Skip the pictures, please, and write out exactly the lines from the opening of the data through the line containing "const yTicks = [0, 0.0005, 0.0010, 0.0015, 0.0020, 0.0025];".
BEGIN Listed entries
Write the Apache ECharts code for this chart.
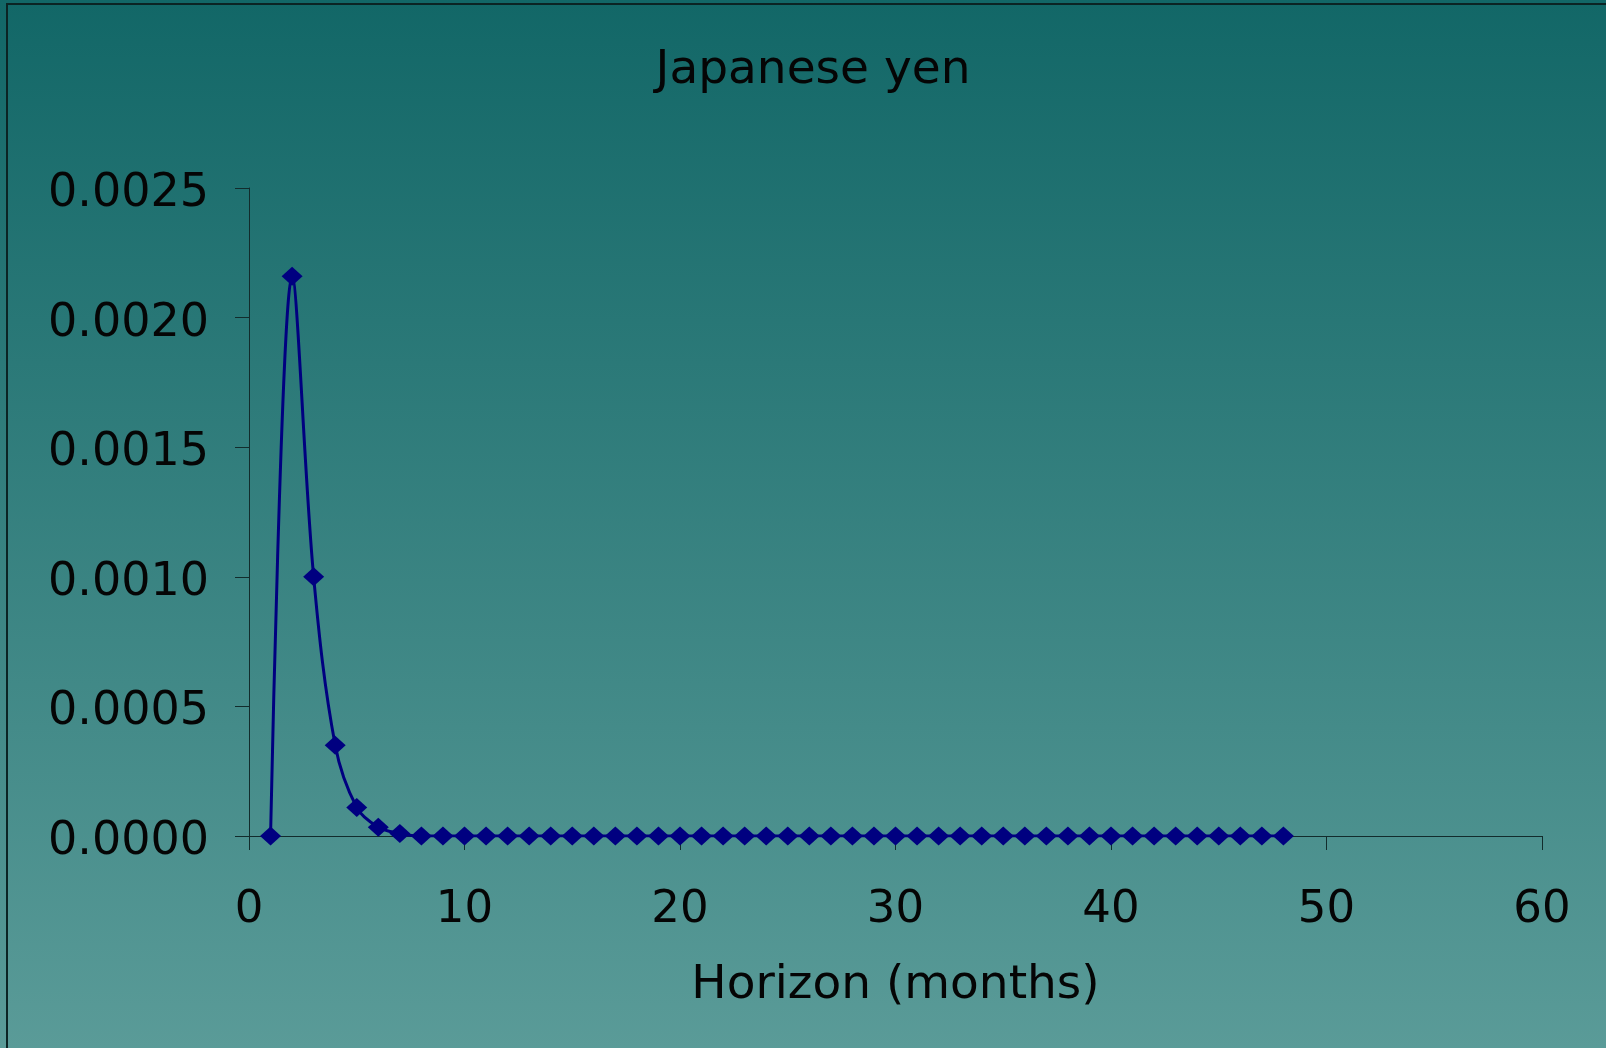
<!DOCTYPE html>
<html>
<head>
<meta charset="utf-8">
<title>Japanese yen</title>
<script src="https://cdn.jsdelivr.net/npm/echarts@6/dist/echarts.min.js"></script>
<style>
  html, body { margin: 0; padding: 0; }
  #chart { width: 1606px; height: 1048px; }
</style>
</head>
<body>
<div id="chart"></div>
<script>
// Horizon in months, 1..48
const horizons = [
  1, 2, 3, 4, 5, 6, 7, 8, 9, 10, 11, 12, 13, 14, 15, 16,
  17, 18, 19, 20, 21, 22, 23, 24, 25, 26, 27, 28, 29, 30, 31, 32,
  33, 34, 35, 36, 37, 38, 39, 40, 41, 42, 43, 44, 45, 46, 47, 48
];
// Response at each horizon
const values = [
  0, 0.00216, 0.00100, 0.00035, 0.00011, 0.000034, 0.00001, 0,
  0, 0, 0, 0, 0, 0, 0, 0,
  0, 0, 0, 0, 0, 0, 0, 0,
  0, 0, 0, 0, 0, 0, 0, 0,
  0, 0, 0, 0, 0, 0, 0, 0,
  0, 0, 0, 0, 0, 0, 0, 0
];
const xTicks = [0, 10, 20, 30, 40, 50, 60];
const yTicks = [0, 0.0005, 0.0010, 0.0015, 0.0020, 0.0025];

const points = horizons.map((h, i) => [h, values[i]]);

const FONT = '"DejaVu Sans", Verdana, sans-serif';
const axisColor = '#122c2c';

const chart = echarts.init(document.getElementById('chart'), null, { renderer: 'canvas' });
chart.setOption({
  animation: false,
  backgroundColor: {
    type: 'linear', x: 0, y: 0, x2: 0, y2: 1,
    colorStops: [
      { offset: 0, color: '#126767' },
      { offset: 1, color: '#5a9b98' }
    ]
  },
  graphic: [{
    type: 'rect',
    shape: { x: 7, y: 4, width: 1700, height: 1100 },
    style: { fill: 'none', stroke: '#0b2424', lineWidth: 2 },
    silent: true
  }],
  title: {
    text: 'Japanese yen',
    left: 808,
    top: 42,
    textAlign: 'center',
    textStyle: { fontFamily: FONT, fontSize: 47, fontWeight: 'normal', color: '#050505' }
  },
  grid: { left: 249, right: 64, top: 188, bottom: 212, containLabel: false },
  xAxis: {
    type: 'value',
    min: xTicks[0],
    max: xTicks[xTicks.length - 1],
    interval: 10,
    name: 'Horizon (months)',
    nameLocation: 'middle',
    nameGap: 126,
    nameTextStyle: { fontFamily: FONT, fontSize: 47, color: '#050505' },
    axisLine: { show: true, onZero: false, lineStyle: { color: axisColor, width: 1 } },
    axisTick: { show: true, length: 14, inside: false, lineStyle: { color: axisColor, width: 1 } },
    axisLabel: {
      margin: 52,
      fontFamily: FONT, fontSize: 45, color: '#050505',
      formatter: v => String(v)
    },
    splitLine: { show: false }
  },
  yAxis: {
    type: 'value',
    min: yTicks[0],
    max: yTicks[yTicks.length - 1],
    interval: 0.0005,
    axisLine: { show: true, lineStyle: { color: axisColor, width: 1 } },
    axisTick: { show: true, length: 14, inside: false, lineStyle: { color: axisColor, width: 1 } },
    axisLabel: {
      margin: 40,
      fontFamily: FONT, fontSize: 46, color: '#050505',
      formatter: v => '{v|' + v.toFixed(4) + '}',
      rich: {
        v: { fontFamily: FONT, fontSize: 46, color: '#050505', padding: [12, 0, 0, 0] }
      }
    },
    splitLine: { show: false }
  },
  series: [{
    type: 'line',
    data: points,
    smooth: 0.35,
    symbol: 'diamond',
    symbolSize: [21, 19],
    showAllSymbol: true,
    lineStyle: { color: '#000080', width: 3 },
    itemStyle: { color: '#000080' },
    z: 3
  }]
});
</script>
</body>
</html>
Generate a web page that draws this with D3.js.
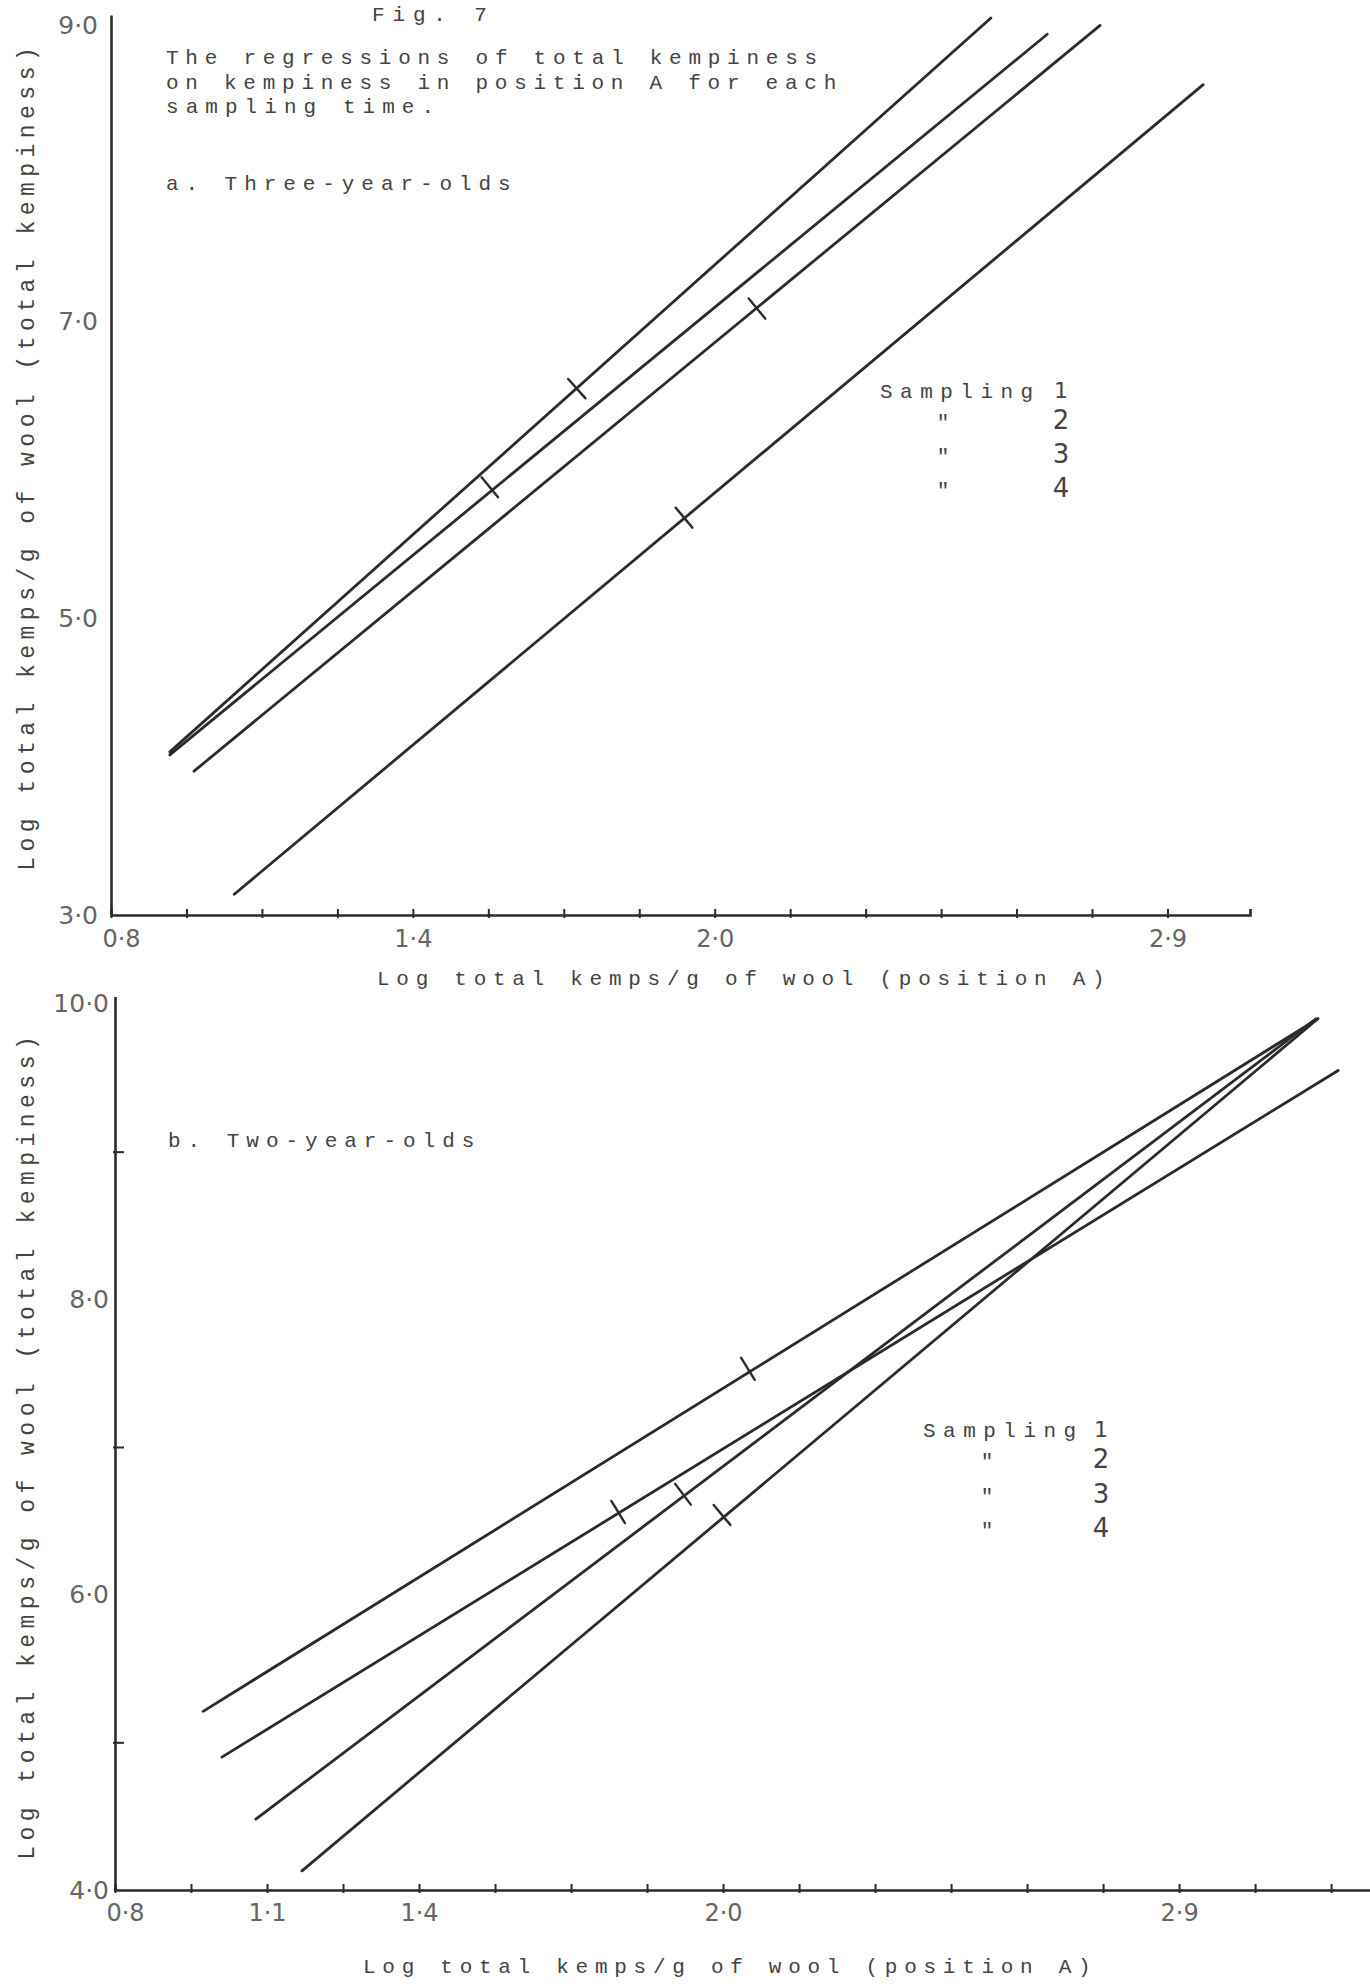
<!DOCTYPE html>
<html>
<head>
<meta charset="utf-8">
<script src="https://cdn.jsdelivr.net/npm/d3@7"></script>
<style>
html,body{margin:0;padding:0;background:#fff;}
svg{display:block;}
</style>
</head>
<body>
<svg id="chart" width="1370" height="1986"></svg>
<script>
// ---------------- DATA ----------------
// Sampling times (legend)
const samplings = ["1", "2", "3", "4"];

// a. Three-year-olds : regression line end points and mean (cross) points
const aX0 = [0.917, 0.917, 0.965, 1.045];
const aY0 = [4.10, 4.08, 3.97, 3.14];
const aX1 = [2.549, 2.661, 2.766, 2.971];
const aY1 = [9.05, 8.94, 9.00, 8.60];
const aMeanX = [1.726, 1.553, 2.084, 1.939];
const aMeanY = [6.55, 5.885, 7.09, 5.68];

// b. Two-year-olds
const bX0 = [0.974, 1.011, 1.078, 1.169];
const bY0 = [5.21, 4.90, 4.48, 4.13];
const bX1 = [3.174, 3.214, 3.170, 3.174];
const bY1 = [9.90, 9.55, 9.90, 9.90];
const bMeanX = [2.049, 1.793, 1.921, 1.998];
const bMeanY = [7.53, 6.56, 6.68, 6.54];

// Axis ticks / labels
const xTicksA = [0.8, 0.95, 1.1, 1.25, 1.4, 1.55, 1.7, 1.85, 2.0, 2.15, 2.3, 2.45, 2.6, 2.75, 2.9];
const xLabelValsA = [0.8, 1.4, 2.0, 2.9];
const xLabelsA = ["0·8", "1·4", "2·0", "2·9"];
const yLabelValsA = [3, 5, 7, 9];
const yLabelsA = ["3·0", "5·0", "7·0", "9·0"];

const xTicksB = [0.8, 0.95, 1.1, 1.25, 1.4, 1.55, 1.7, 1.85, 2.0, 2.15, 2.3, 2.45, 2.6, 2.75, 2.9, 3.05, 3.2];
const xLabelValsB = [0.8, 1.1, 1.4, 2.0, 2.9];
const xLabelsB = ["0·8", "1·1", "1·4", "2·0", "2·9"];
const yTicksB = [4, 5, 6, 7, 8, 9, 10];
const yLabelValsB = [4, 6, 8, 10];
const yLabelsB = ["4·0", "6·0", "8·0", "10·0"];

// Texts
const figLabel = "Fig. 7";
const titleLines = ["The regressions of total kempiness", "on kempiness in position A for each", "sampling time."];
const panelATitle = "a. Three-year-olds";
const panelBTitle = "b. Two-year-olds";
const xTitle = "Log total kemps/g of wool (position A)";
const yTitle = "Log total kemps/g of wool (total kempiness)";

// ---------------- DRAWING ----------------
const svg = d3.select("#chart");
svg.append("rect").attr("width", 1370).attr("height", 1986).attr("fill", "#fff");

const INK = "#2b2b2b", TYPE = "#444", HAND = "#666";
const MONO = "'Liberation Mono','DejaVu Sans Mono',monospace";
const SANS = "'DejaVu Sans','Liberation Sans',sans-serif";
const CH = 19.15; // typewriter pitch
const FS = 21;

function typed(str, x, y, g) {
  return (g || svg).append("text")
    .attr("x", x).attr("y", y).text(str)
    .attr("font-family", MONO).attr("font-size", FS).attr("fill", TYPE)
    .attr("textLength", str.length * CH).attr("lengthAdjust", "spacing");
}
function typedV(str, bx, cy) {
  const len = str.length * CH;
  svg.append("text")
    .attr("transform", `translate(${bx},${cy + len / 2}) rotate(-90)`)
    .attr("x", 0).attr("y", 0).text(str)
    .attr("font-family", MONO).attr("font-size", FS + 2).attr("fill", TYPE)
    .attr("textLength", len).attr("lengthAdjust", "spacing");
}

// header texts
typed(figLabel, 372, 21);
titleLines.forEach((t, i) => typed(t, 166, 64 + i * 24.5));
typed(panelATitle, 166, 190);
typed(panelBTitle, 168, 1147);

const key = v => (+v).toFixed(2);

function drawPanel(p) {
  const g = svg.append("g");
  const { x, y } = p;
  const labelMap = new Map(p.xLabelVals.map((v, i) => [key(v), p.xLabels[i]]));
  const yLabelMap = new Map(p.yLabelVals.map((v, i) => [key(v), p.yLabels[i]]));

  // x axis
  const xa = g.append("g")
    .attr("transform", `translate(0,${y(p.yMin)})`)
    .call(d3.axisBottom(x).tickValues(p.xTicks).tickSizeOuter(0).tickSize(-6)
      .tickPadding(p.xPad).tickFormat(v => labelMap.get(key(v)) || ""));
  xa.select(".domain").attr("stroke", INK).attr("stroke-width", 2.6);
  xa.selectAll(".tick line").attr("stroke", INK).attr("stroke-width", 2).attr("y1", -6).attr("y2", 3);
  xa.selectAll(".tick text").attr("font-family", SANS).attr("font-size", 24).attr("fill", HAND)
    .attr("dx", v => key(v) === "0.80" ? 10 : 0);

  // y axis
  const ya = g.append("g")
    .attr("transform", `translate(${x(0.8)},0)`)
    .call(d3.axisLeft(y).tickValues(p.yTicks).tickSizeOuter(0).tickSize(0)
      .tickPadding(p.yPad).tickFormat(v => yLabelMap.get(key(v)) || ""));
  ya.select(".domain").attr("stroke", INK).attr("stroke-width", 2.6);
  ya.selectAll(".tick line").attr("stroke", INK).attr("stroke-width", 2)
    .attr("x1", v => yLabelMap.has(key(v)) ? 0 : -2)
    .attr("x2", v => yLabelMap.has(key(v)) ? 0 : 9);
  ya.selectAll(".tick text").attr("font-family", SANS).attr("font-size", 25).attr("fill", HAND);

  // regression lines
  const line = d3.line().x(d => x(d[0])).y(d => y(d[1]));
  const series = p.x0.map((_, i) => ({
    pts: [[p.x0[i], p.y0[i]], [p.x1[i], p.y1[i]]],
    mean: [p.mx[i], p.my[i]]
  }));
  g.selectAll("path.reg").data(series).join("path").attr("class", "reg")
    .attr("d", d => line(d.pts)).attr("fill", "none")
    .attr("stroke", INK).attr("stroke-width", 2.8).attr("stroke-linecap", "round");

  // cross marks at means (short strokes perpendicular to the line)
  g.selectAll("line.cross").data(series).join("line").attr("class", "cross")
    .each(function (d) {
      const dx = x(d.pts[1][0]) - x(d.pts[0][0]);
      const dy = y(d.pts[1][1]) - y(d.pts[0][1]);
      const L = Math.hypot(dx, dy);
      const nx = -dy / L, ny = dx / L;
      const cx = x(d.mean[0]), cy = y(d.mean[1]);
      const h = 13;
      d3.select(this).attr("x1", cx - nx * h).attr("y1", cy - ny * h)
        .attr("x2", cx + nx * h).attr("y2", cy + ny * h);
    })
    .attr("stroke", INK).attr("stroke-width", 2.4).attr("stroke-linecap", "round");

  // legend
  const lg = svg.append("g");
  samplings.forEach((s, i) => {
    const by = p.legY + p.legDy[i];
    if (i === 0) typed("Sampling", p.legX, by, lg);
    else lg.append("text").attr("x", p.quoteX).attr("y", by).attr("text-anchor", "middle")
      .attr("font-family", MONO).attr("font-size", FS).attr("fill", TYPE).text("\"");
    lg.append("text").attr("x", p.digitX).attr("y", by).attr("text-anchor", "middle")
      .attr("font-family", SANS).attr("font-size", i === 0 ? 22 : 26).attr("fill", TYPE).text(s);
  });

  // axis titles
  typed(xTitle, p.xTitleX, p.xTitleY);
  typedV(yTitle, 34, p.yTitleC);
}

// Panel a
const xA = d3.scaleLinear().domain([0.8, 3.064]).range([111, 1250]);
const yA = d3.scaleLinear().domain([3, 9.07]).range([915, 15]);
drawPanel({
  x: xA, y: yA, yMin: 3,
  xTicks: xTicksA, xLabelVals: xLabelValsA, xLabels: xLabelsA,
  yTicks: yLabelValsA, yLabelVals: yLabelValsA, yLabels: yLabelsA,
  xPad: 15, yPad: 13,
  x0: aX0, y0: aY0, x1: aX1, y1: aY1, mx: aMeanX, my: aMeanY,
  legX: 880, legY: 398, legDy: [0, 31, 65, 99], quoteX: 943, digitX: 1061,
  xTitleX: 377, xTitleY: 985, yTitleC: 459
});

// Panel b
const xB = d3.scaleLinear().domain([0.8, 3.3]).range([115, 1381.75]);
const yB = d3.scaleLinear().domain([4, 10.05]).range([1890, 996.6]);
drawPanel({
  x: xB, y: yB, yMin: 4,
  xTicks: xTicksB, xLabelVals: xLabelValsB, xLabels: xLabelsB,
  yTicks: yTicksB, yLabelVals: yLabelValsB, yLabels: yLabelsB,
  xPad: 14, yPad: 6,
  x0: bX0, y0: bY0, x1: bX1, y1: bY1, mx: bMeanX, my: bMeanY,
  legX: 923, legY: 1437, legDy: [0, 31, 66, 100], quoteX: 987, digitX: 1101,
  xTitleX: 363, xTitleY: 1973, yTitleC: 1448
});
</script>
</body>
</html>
END Listed entries
▶ _Written answer_:
Write the Apache ECharts code for this chart.
<!DOCTYPE html>
<html>
<head>
<meta charset="utf-8">
<title>Japanese yen</title>
<script src="https://cdn.jsdelivr.net/npm/echarts@6/dist/echarts.min.js"></script>
<style>
  html, body { margin: 0; padding: 0; }
  #chart { width: 1606px; height: 1048px; }
</style>
</head>
<body>
<div id="chart"></div>
<script>
// Horizon in months, 1..48
const horizons = [
  1, 2, 3, 4, 5, 6, 7, 8, 9, 10, 11, 12, 13, 14, 15, 16,
  17, 18, 19, 20, 21, 22, 23, 24, 25, 26, 27, 28, 29, 30, 31, 32,
  33, 34, 35, 36, 37, 38, 39, 40, 41, 42, 43, 44, 45, 46, 47, 48
];
// Response at each horizon
const values = [
  0, 0.00216, 0.00100, 0.00035, 0.00011, 0.000034, 0.00001, 0,
  0, 0, 0, 0, 0, 0, 0, 0,
  0, 0, 0, 0, 0, 0, 0, 0,
  0, 0, 0, 0, 0, 0, 0, 0,
  0, 0, 0, 0, 0, 0, 0, 0,
  0, 0, 0, 0, 0, 0, 0, 0
];
const xTicks = [0, 10, 20, 30, 40, 50, 60];
const yTicks = [0, 0.0005, 0.0010, 0.0015, 0.0020, 0.0025];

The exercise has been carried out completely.